The breakdown or listing of the payment items on your monthly mortgage statement shows principal and interest charges for the loan, but also lists dollar amounts for escrow and MIP. The escrow and mortgage insurance premium amounts you pay represent additional costs to having a home mortgage that the mortgage company handles.
Mortgage Escrow Account
Your mortgage company collects and maintains funds in escrow for the payment of taxes and homeowners insurance on your home. The mortgage company considers these payments to be important to protect its interest in you home, so the escrow portion of your loan is established to make sure the payments are made.
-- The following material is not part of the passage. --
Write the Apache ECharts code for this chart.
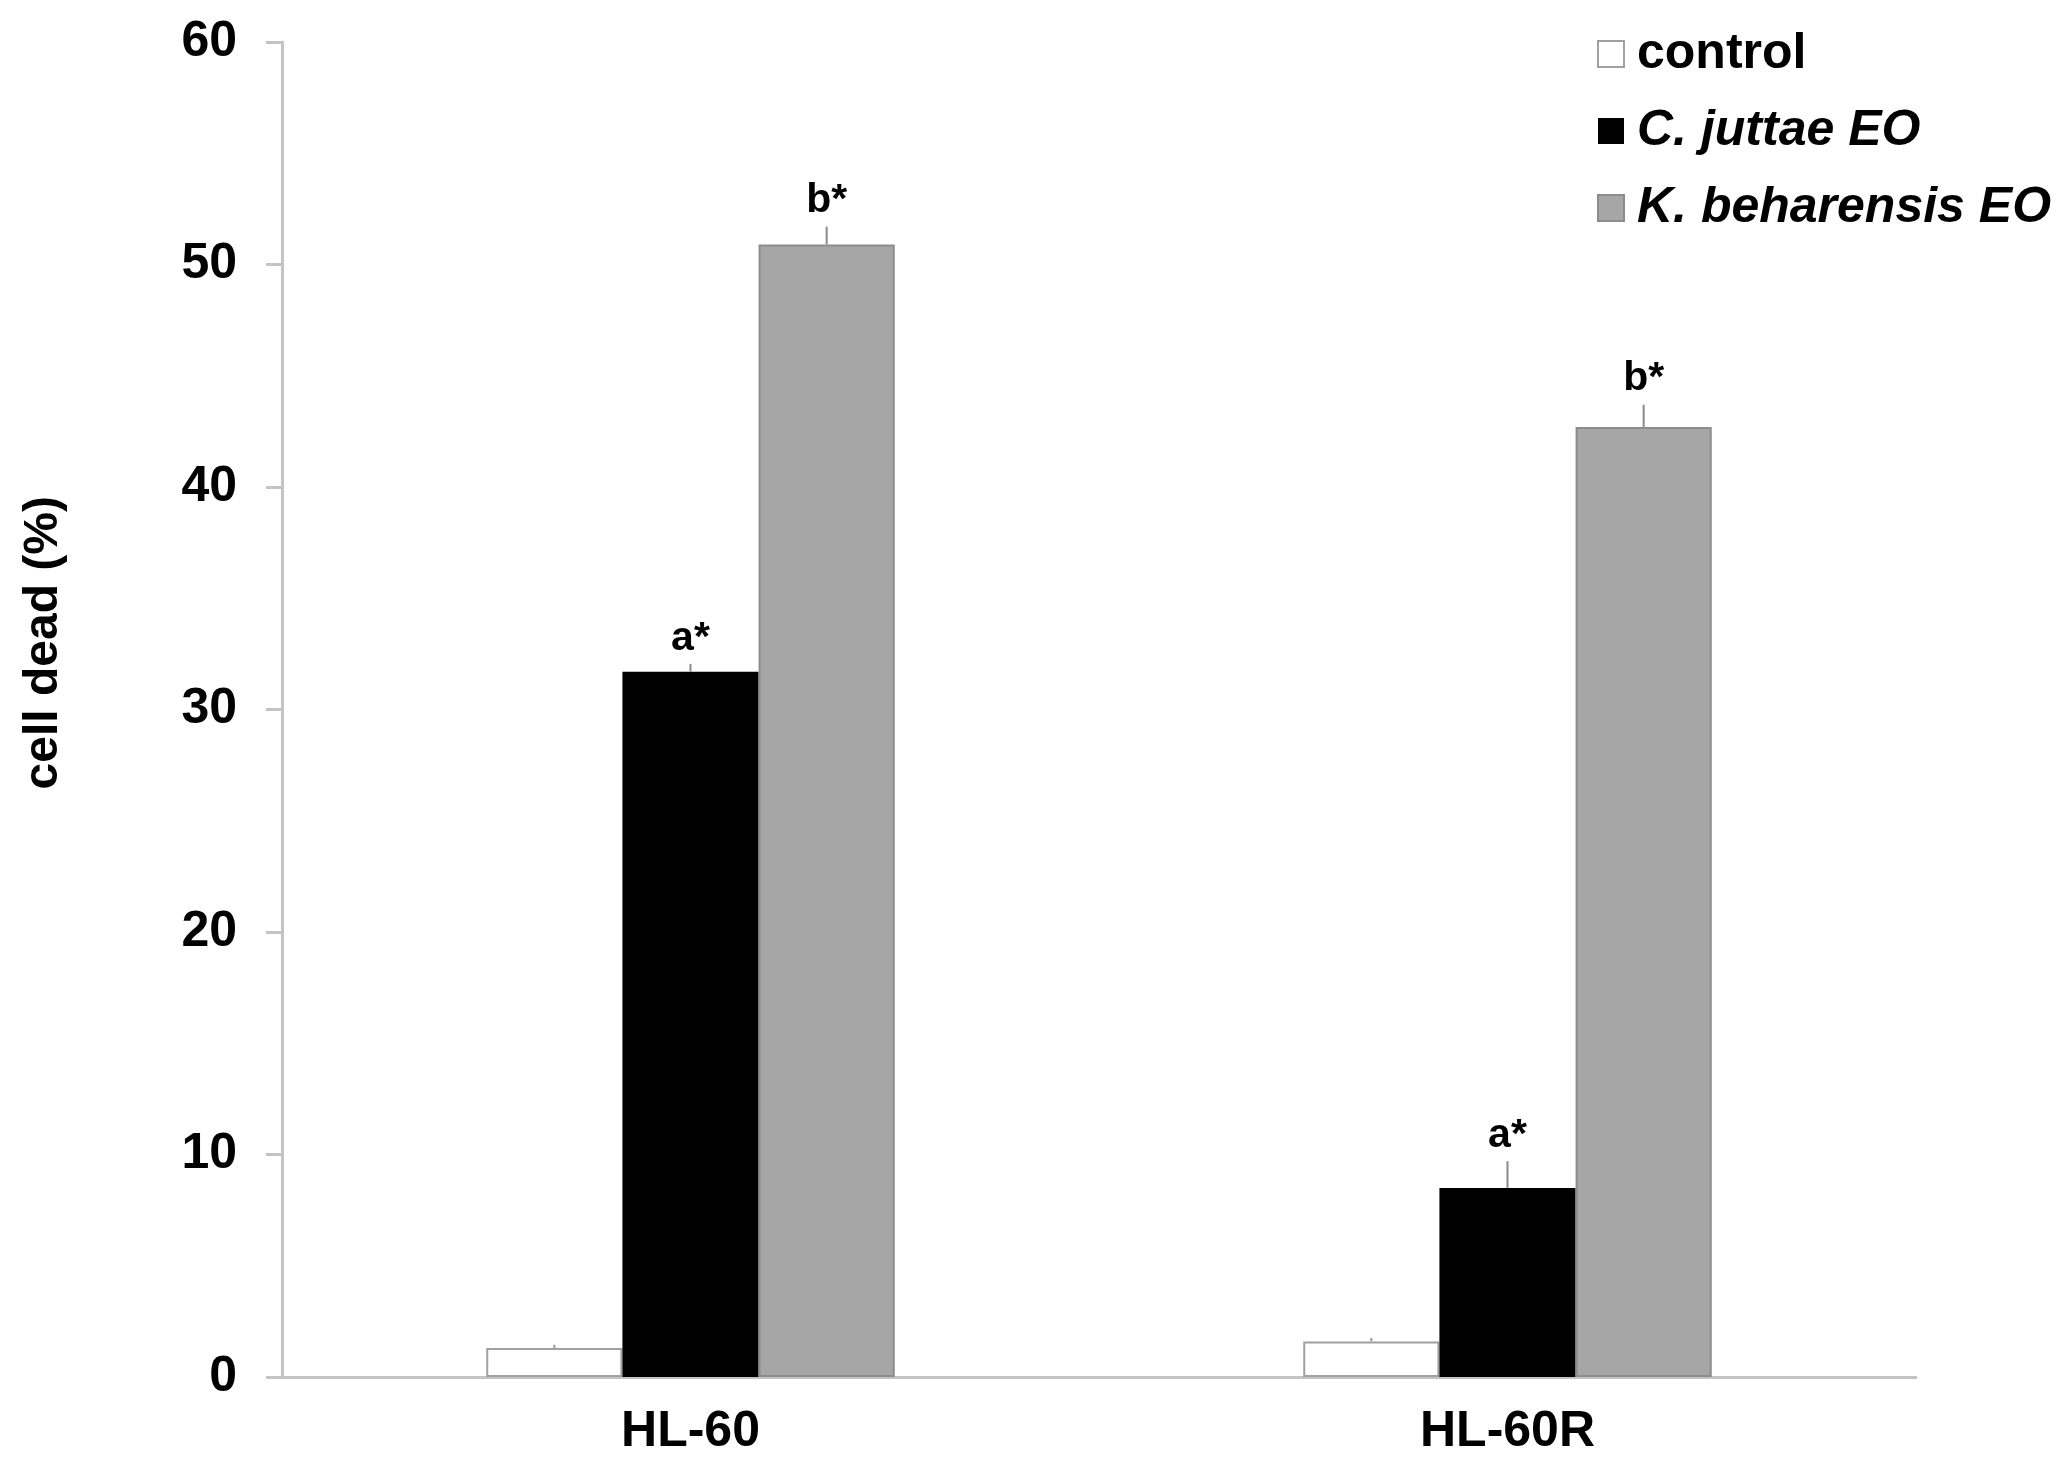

Property taxes and insurance payments are typically due once a year. Collecting escrow with your mortgage payment spreads out these costs over the 12 monthly home loan payments. The mortgage company holds the money until the tax and insurance payments must be paid.
If you have a Federal Housing Administration insured home loan, part of the cost of that type of loan is an annual mortgage insurance premium. Although it is calculated as an annual amount, the FHA requires that the MIP on you loan be collected and sent in on a monthly basis. Multiply the monthly MIP amount shown on your mortgage statement times 12 to calculate the annual FHA MIP total. The MIP charge is not optional if you choose to finance with a FHA insurance home loan.
Reducing the Charges
The mortgage company calculates the monthly escrow amount on your mortgage payment to make sure the company has enough money to pay taxes and insurance when they come due. You can't do much about property taxes, but you can get home insurance quotes every year before your policy comes due to make sure you are paying a competitive rate. You get to stop paying the FHA MIP when either your loan-to-balance ratio drops below 78 percent or you have had the loan for 11 years, depending on when you took out the loan and the FHA rules in effect at that time.
No Escrow Required
If you have less than 20 percent equity when you obtain a new home mortgage, the lender will require that an escrow account be established and that the mortgage company handle the tax and insurance payments. Once you have more than 20 percent equity it is possible to stop the escrow collections and take responsiblity for making the payments for property taxes and homeowners insurance. However, these payments must still be made, so stopping the escrow does not save you any money.